→ To be done: Pictures excluded, return the lines below from the first through the line holding "in zip(valori, con_etichetta)]".

→ Data shown:
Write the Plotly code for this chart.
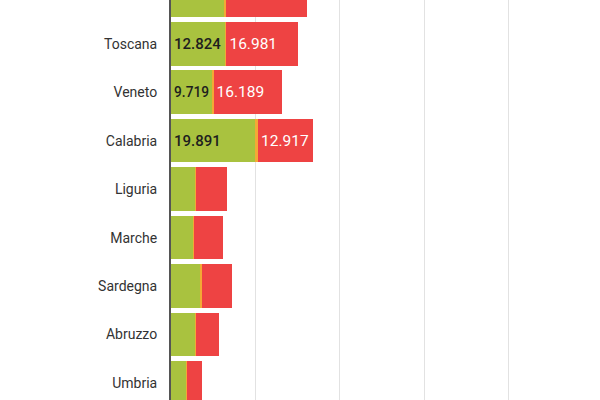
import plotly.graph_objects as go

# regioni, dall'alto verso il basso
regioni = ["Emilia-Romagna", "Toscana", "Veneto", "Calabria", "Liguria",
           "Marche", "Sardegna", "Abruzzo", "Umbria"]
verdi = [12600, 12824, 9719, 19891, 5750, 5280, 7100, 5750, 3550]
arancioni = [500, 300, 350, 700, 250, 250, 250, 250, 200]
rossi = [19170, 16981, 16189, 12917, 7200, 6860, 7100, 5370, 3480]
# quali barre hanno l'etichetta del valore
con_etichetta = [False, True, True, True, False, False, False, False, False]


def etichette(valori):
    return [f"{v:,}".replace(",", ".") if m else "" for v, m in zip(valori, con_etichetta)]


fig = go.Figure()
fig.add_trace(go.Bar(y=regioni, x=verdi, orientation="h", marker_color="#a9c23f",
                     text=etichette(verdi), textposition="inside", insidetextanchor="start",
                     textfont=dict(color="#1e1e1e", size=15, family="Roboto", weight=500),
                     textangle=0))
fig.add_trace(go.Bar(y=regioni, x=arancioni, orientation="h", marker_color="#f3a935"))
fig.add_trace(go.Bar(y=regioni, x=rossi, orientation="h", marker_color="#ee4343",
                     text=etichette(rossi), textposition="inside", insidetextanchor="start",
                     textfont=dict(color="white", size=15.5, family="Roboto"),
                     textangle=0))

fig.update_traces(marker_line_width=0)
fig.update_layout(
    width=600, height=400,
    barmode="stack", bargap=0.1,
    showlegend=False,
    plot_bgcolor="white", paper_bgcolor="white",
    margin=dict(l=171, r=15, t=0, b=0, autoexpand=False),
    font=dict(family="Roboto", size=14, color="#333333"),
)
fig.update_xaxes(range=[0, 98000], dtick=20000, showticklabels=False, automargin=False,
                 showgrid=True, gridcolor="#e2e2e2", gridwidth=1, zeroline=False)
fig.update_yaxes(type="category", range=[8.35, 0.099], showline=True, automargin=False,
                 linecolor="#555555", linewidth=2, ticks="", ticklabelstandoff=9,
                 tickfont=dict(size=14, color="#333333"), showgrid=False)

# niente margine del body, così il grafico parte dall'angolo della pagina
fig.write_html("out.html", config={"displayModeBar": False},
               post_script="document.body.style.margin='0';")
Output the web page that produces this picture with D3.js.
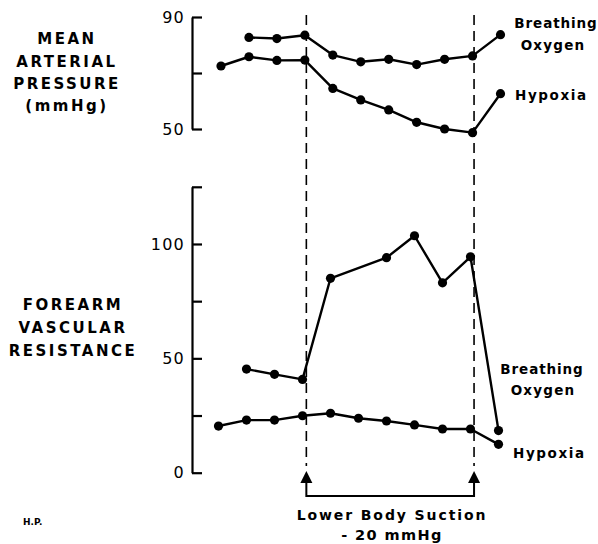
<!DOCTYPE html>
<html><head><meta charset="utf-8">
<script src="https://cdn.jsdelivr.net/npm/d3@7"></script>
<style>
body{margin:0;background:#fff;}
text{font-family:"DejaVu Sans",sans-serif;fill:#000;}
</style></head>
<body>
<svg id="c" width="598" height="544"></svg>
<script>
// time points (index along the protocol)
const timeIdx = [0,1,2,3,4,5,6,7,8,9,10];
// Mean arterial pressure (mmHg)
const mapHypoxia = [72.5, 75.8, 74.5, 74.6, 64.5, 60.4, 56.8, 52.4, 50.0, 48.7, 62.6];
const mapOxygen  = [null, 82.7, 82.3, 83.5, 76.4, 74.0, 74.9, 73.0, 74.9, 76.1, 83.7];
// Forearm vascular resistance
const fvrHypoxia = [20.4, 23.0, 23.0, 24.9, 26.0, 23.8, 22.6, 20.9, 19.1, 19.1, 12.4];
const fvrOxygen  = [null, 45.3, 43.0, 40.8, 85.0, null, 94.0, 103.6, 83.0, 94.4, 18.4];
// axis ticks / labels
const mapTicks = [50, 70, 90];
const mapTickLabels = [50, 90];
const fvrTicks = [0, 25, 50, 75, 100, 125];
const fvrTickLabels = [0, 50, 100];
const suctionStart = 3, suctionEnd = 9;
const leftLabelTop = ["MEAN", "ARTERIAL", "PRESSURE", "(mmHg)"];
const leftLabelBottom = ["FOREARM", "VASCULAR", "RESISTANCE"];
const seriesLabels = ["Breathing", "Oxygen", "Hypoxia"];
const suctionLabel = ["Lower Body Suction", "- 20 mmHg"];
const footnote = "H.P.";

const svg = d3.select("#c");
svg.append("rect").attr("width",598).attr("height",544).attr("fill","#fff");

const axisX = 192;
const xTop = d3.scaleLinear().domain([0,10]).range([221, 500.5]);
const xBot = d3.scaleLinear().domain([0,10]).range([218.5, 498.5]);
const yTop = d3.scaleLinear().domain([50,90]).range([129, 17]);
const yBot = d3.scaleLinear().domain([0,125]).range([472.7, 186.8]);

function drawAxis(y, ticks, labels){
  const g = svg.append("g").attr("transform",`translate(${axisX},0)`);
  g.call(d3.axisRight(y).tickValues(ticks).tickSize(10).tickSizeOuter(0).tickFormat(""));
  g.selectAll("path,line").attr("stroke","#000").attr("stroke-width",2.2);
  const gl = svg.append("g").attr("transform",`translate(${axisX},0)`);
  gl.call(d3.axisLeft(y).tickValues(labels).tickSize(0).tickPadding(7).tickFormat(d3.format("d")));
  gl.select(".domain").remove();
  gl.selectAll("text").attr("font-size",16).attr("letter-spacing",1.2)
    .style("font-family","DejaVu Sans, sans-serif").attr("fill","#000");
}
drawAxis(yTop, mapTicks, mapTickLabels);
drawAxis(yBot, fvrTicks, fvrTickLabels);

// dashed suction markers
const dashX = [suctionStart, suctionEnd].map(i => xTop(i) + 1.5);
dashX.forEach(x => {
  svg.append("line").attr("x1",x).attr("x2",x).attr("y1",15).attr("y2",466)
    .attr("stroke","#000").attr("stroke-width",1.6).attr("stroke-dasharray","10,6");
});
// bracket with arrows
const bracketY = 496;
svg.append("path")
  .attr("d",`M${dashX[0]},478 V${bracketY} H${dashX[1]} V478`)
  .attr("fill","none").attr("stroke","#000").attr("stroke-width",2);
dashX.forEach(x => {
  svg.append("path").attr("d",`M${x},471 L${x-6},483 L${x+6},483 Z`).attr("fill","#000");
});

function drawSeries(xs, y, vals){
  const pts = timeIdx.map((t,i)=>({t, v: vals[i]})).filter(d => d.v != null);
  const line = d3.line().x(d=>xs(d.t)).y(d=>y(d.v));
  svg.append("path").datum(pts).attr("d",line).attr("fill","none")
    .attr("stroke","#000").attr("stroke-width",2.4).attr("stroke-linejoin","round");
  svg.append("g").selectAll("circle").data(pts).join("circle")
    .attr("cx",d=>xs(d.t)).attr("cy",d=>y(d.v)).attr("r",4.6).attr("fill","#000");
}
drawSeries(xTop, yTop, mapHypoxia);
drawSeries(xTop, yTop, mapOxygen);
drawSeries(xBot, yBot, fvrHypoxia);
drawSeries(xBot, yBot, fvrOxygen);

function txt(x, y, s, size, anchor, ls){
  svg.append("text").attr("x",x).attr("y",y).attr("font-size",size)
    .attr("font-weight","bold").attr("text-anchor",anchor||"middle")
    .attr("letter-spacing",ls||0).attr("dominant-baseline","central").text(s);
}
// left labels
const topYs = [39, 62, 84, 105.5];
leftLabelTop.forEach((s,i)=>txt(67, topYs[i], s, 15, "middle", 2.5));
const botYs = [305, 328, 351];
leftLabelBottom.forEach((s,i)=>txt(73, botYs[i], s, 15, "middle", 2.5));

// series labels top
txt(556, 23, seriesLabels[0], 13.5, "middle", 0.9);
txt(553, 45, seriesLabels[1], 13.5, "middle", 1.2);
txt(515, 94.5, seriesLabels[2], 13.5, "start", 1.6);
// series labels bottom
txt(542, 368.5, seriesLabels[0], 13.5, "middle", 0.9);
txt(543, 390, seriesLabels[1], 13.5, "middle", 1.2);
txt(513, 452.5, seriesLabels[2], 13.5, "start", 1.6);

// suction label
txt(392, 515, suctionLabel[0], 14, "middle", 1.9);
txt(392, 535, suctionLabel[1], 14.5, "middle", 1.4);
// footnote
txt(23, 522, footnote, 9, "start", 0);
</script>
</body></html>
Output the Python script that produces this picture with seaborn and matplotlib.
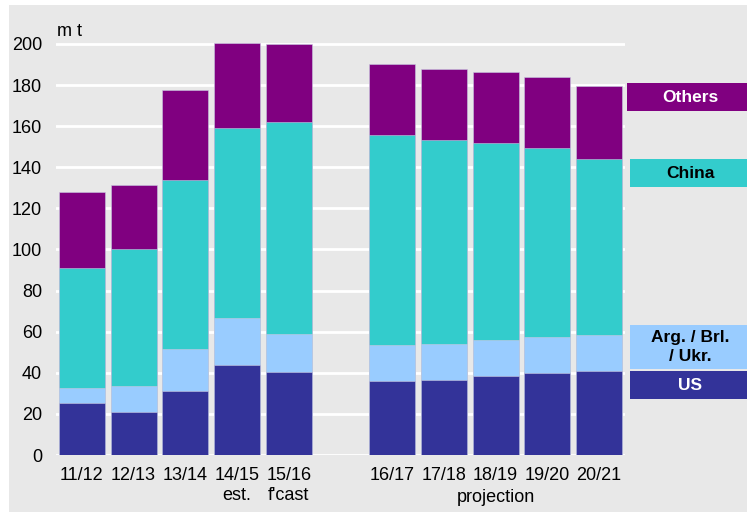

→ Result for this task:
Write the Plotly code for this chart.
import plotly.graph_objects as go

# regioni, dall'alto verso il basso
regioni = ["Emilia-Romagna", "Toscana", "Veneto", "Calabria", "Liguria",
           "Marche", "Sardegna", "Abruzzo", "Umbria"]
verdi = [12600, 12824, 9719, 19891, 5750, 5280, 7100, 5750, 3550]
arancioni = [500, 300, 350, 700, 250, 250, 250, 250, 200]
rossi = [19170, 16981, 16189, 12917, 7200, 6860, 7100, 5370, 3480]
# quali barre hanno l'etichetta del valore
con_etichetta = [False, True, True, True, False, False, False, False, False]


def etichette(valori):
    return [f"{v:,}".replace(",", ".") if m else "" for v, m in zip(valori, con_etichetta)]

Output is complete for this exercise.